If it weren't hard enough for voters to keep track of the 35 candidates on a party's list, a new fun factor has been introduced by Nestor Kirchner: the so-called testimonial candidacies. That's a euphemism. It refers to candidates who are signed up to make the list look good but who have no intention of taking the post if elected because they already hold another office that they prefer. There are well over 30 such candidates, from mayors up to the governor of Buenos Aires province, on the Front for Victory's lists.
What's it all really about, anyway? Well, Kirchner threatens that his defeat would plunge Argentina back into the days of economic crisis. Meanwhile, his prime opponent, Francisco De Narvaez, accuses him of harboring Hugo Chavez-like nationalization plans — although, just four days before the election, De Narvaez admitted that he would also want to nationalize much of the energy sector.
There are also some outstanding debates. A new communications bill, for example, is being pushed by the Kirchnerists as an attempt to decentralize the media, but opponents fear that it's a gambit for more state control of speech.
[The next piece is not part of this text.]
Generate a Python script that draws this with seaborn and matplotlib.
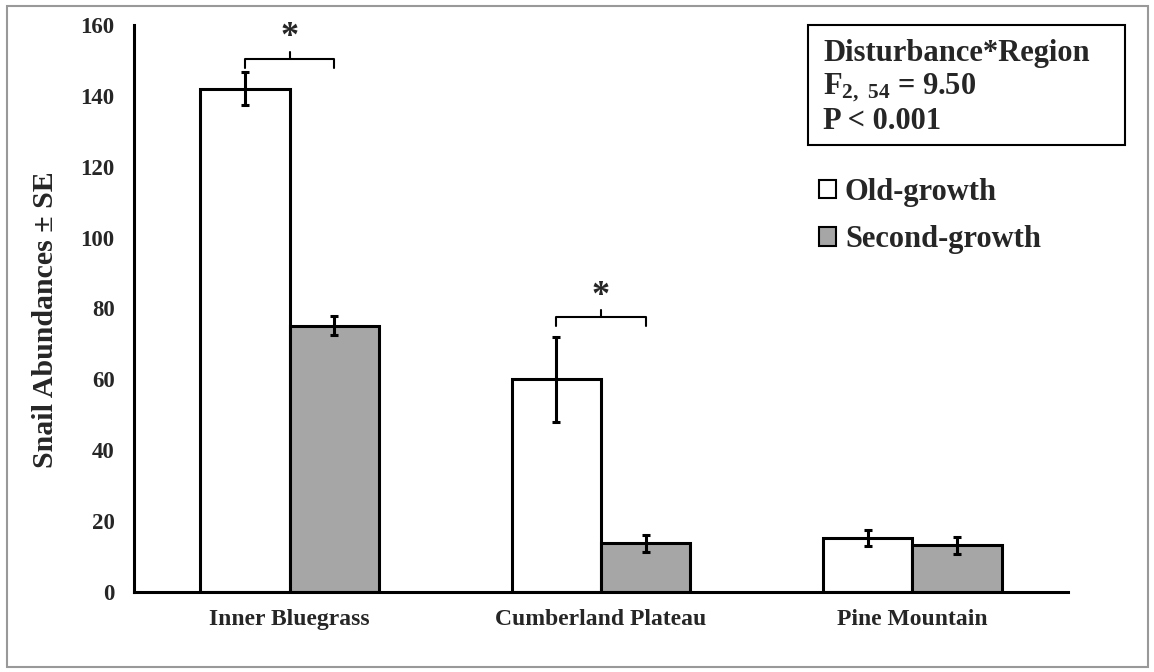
import matplotlib
matplotlib.use("Agg")
import matplotlib.pyplot as plt
import seaborn as sns
import pandas as pd
import numpy as np
from matplotlib.patches import Rectangle, Patch

regions = ["Inner Bluegrass", "Cumberland Plateau", "Pine Mountain"]
groups = ["Old-growth", "Second-growth"]
old_means = [142.0, 60.0, 15.2]
old_se = [4.7, 12.0, 2.3]
second_means = [75.2, 13.7, 13.2]
second_se = [2.7, 2.5, 2.4]
y_ticks = [0, 20, 40, 60, 80, 100, 120, 140, 160]

df = pd.DataFrame({
    "Region": regions * 2,
    "Group": [groups[0]] * 3 + [groups[1]] * 3,
    "Mean": old_means + second_means,
    "SE": old_se + second_se,
})

sns.set_style("white")
plt.rcParams["font.family"] = ["Liberation Serif", "DejaVu Serif"]
plt.rcParams["font.weight"] = "bold"
plt.rcParams["mathtext.fontset"] = "custom"
plt.rcParams["mathtext.rm"] = "Liberation Serif:bold"
plt.rcParams["mathtext.bf"] = "Liberation Serif:bold"
plt.rcParams["mathtext.it"] = "Liberation Serif:bold"

W, H = 1154, 672
fig = plt.figure(figsize=(W / 100, H / 100), dpi=100)
ax = fig.add_axes([134 / W, 1 - 592 / H, (1068 - 134) / W, (592 - 25) / H])

palette = {groups[0]: "white", groups[1]: "#a6a6a6"}
sns.barplot(data=df, x="Region", y="Mean", hue="Group", order=regions,
            hue_order=groups, palette=palette, width=0.574, gap=0,
            edgecolor="black", linewidth=2.2, errorbar=None, legend=False, ax=ax)

# error bars from bar positions
bars = [p for p in ax.patches if isinstance(p, Rectangle) and p.get_width() > 0][:6]
centers = {}
for i, p in enumerate(bars):
    g = i // 3
    r = i % 3
    centers[(g, r)] = p.get_x() + p.get_width() / 2
for (g, r), cx in centers.items():
    m = old_means[r] if g == 0 else second_means[r]
    s = old_se[r] if g == 0 else second_se[r]
    ax.errorbar(cx, m, yerr=s, fmt="none", ecolor="black", elinewidth=2.2,
                capsize=3, capthick=2.2, zorder=5)

# significance brackets
def bracket(r, y, star_y):
    x0, x1 = centers[(0, r)], centers[(1, r)]
    xm = (x0 + x1) / 2
    ax.plot([x0, x0, x1, x1], [y - 2.5, y, y, y - 2.5], color="black", lw=1.5,
            solid_joinstyle="round")
    ax.plot([xm, xm], [y, y + 2], color="black", lw=1.5)
    ax.text(xm, star_y, "*", ha="center", va="center", fontsize=26,
            fontweight="bold")

bracket(0, 150.5, 156.5)
bracket(1, 77.5, 83.5)

ax.set_xlim(-0.5, 2.5)
ax.set_ylim(0, 160)
ax.set_yticks(y_ticks)
ax.set_yticklabels([str(t) for t in y_ticks], fontsize=16.5, fontweight="bold")
ax.set_xticks(range(3))
ax.set_xticklabels(regions, fontsize=17, fontweight="bold")
ax.set_xticks([-0.5, 0.5, 1.5, 2.5], minor=True)
ax.tick_params(axis="x", which="major", length=0, pad=12)
ax.tick_params(axis="x", which="minor", length=6, width=2, direction="out", color="black")
ax.tick_params(axis="y", length=5, width=2, direction="out", color="black", pad=9)
ax.set_xlabel("")
ax.set_ylabel("Snail Abundances \u00b1 SE", fontsize=21.5, fontweight="bold")
ax.yaxis.set_label_coords(-0.080, 0.48)

for side in ["top", "right"]:
    ax.spines[side].set_visible(False)
for side in ["left", "bottom"]:
    ax.spines[side].set_color("black")
    ax.spines[side].set_linewidth(2.2)

# legend
handles = [Patch(facecolor="white", edgecolor="black", linewidth=1.5),
           Patch(facecolor="#a6a6a6", edgecolor="black", linewidth=1.5)]
leg = ax.legend(handles, groups, loc="upper left",
                bbox_to_anchor=((819 - 134) / (1068 - 134), (592 - 178) / (592 - 25)),
                frameon=False, prop={"family": "Liberation Serif", "weight": "bold", "size": 22},
                handlelength=0.55, handleheight=0.55, handletextpad=0.3, labelspacing=0.6,
                borderaxespad=0, borderpad=0)

# statistics box
fig.patches.append(Rectangle((808 / W, 1 - 145 / H), (1125 - 808) / W, (145 - 25) / H,
                             transform=fig.transFigure, facecolor="white",
                             edgecolor="black", linewidth=1.5, zorder=3))
fig.text(823 / W, 1 - 39 / H, "Disturbance*Region\nF$_{\\mathrm{2,\\ 54}}$ = 9.50\nP < 0.001",
         ha="left", va="top", fontsize=22, fontweight="bold", linespacing=1.14, zorder=4)

# outer figure border
fig.patches.append(Rectangle((7 / W, 1 - 667 / H), (1148 - 7) / W, (667 - 6) / H,
                             transform=fig.transFigure, facecolor="none",
                             edgecolor="#999999", linewidth=1.5, zorder=0))

fig.savefig("out.png", dpi=100)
But the basic undercurrent of the election is a renegotiation of the ruling power that was destabilized last year in the government's conflict with Argentina's farmers. President Kirchner's attempt to raise export taxes divided her adminstration and lost her popular and political support. So that's really what's at stake this election: It's not so much about the issues as it is about...
Not long ago, the National Congress was a virtual conveyor belt for both Kirchners' proposals. Now the public is considering whether to leave the golden scepter in the Kirchners' hands, or to paralyze their reign. There are even some murmurings that if the first couple's party were to lose its majority in the Congress, President Kirchner would step down before the end of her term to avoid the pains of lameness. No one's admitting to that, but such presidential resignations are historically a common practice in Argentina, a country that has frequently had trouble navigating the compromises demanded in a balanced-power democracy.